With California thoroughly conquered and the Kentucky Oaks achieved, Manzi went looking for a national championship. To get one he had to beat Mom’s Command, who had spent the first half of the 1985 season sweeping the Acorn, Mother Goose and Coaching Club American Oaks at Belmont Park.
The showdown occurred on Aug. 10 at Saratoga in a five-filly rendition of the Alabama Stakes at a mile and a quarter. Mom’s Command made her own pace and stole away with the race, leaving Fran’s Valentine four lengths behind at the finish.
Manzi lingered in New York in hopes of a rematch with Mom’s Command, or at least to acquire some East Coast cred. To that end, Fran’s Valentine tried the Gazelle Handicap at Belmont Park, but once again she was frustrated behind a lone pacesetter, this one named Kamikaze Rick, and had to settle for third. It was time to regroup.
In early October, news came that Mom’s Command had been retired with an ankle injury. Any thoughts of a championship for the California filly went up in smoke but there was still the Breeders’ Cup to run for at Aqueduct in early November.
A freshened Fran’s Valentine, now reunited with Valenzuela, flexed for the trip by beating older males in the Yankee Valor Handicap at Santa Anita. Unfortunately, the Breeders’ Cup Distaff proved a bridge too far. Fran’s Valentine gave futile chase early to Lady’s Secret, then succumbed with the rest of the field to the powerful finishing kick of Life’s Magic.
Everybody’s little sister
From the start, among those of us who knew her then, there was something of the little sister to Fran’s Valentine. Although she was far from helpless, her fans were protective, and rarely critical. After 19 starts at two and three and her collection of major prizes, she really had nothing more to prove, and yet she continued to try so darn hard.
As a four-year-old she peaked at Del Mar to win the Chula Vista Handicap (now the G1 Clement Hirsch) and carried that form to a second-place finish to Horse of the Year Lady’s Secret in the 1986 Breeders’ Cup Distaff. As a five-year-old Fran’s Valentine handled G1 winners North Sider and Infinidad in the Santa Maria Handicap.
Then we said farewell. Fran’s Valentine ran for the last time in May of 1987, her 34th start. Two years later, Manzi died in his sleep from a massive coronary. He was a month shy of 54. In addition to Fran’s Valentine and Roving Boy, Manzi’s legacy includes assistant trainers Bill Spawr, who went on to train champion sprinter Amazombie, and Juan ‘Paco’ Gonzalez, who trained major stakes winners Free House and Came Home.

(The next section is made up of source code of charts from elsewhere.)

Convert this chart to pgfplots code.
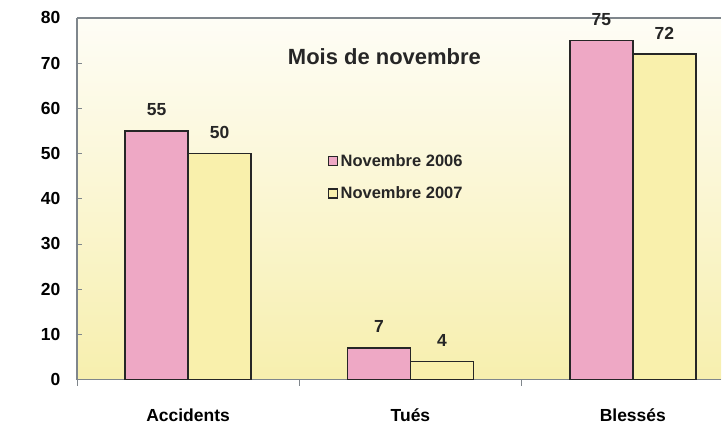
\documentclass[border=0pt]{standalone}
\usepackage{fontspec}
\setmainfont{Liberation Sans}
\usepackage{pgfplots}
\pgfplotsset{compat=1.18}

\definecolor{rose}{HTML}{EEA8C5}
\definecolor{jaune}{HTML}{F9F0AC}
\definecolor{axegris}{HTML}{7F868C}
\definecolor{fondhaut}{HTML}{FEFDF6}
\definecolor{fondbas}{HTML}{F7EFAE}

\begin{document}
\begin{tikzpicture}
\begin{axis}[
    at={(0,0)}, anchor=south west,
    scale only axis,
    width=645pt, height=362pt,
    xmin=-0.5, xmax=2.397,
    ymin=0, ymax=80,
    axis x line*=box, axis y line*=left,
    xtick pos=bottom, ytick pos=left,
    ybar=0pt,
    bar width=63pt,
    axis background/.style={top color=fondhaut, bottom color=fondbas},
    axis line style={draw=axegris, line width=1.8pt},
    tick align=outside,
    major tick length=6pt,
    xtick={-0.5,0.5,1.5},
    xticklabels={},
    x tick style={draw=axegris, line width=0.6pt},
    extra x ticks={0,1,2},
    extra x tick labels={Accidents,Tués,Blessés},
    extra x tick style={major tick length=0pt,
        tick label style={yshift=-26pt}},
    ytick={0,10,...,80},
    y tick style={draw=axegris, line width=0.6pt, xshift=5pt},
    yticklabel style={xshift=-7pt},
    tick label style={font=\bfseries\fontsize{17.5}{18}\selectfont},
    /pgf/number format/assume math mode=true,
    nodes near coords,
    every node near coord/.append style={font=\bfseries\fontsize{17.5}{18}\selectfont,
        text=black!85, yshift=11pt},
    legend image code/.code={\draw[#1, draw=black!85, line width=1.5pt]
        (0pt,-4.5pt) rectangle (9pt,4.5pt);},
    legend style={at={(axis cs:0.627,50.4)}, anchor=north west,
        draw=none, fill=none, inner sep=0pt, row sep=14pt,
        font=\bfseries\fontsize{16.5}{17}\selectfont,
        nodes={inner sep=2.5pt, text=black!85}},
    legend cell align=left,
]
\addplot[fill=rose, draw=black!85, line width=1.6pt]
    coordinates {(0,55) (1,7) (2,75)};
\addplot[fill=jaune, draw=black!85, line width=1.6pt]
    coordinates {(0,50) (1,4) (2,72)};
\legend{Novembre 2006, Novembre 2007}
\node[font=\bfseries\fontsize{22}{23}\selectfont, text=black!85]
    at (axis cs:0.883,71.4) {Mois de novembre};
\end{axis}
\path (-77pt,-46pt) rectangle (645pt,380pt);
\end{tikzpicture}
\end{document}
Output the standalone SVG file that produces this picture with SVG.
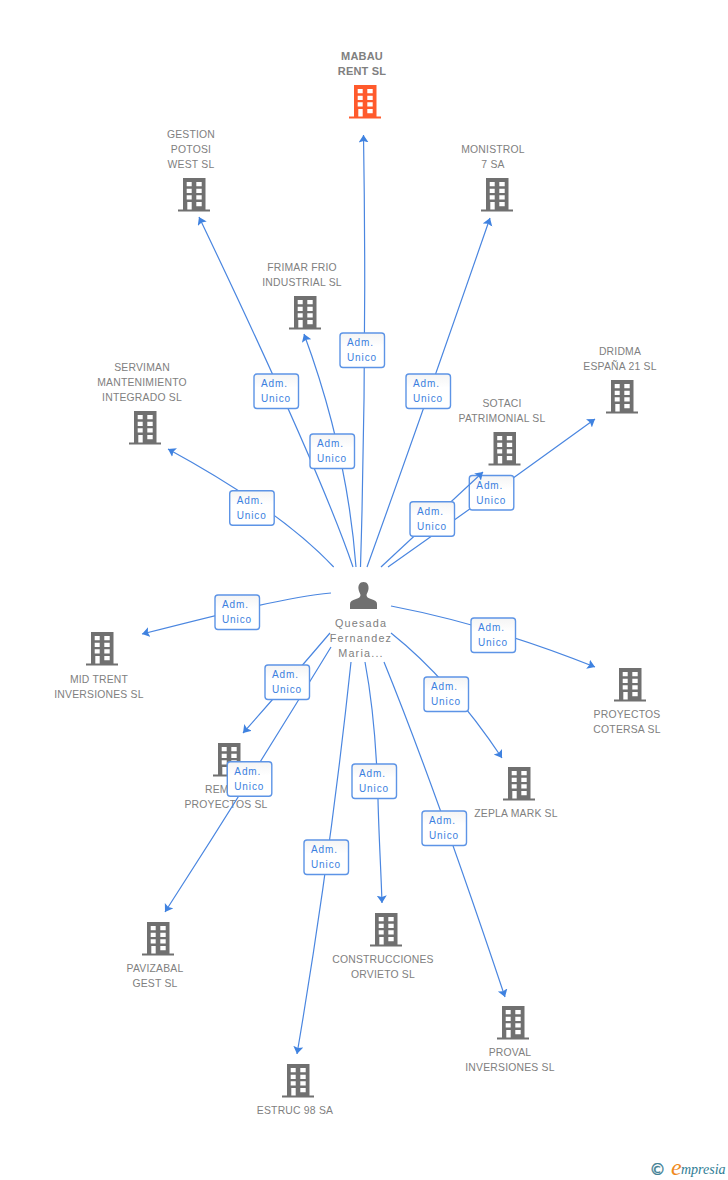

Scheib gave Fran’s Valentine every chance as a broodmare, sending her to Alydar in 1988 and to Risen Star in 1989. Scheib’s death in February 1990 prompted her private sale to George Strawbridge and eventual relocation to Pennsylvania, where, in 1995, Fran’s Valentine foaled a gray colt to the cover of the In Reality stallion Relaunch, a major stakes winner on California turf and dirt.
Named With Anticipation and flying the colors of Strawbridge’s Augustin Stable, the son of Fran’s Valentine became a five-time G1 stakes winner of more than $2.6m under the guidance of Jonathan Sheppard. As it turned out, in final retirement mother and son were never far apart. With Anticipation enjoyed his later years at Sheppard’s farm near West Grove, Pa., while Fran’s Valentine was pensioned just up the road at Derry Meeting Farm, near the town of Cochranville, until her death in 2007.
“As a pensioner she was just a very nice mare, easy to be around,” said Robert Goodyear, Jr., son of long-time Derry Meeting manager Robert Goodyear, Sr. “She kept her dark brown coat all her life, and I’ll always remember that big white blaze, coming straight at you.”
It was the only way Fran’s Valentine knew how to play the game.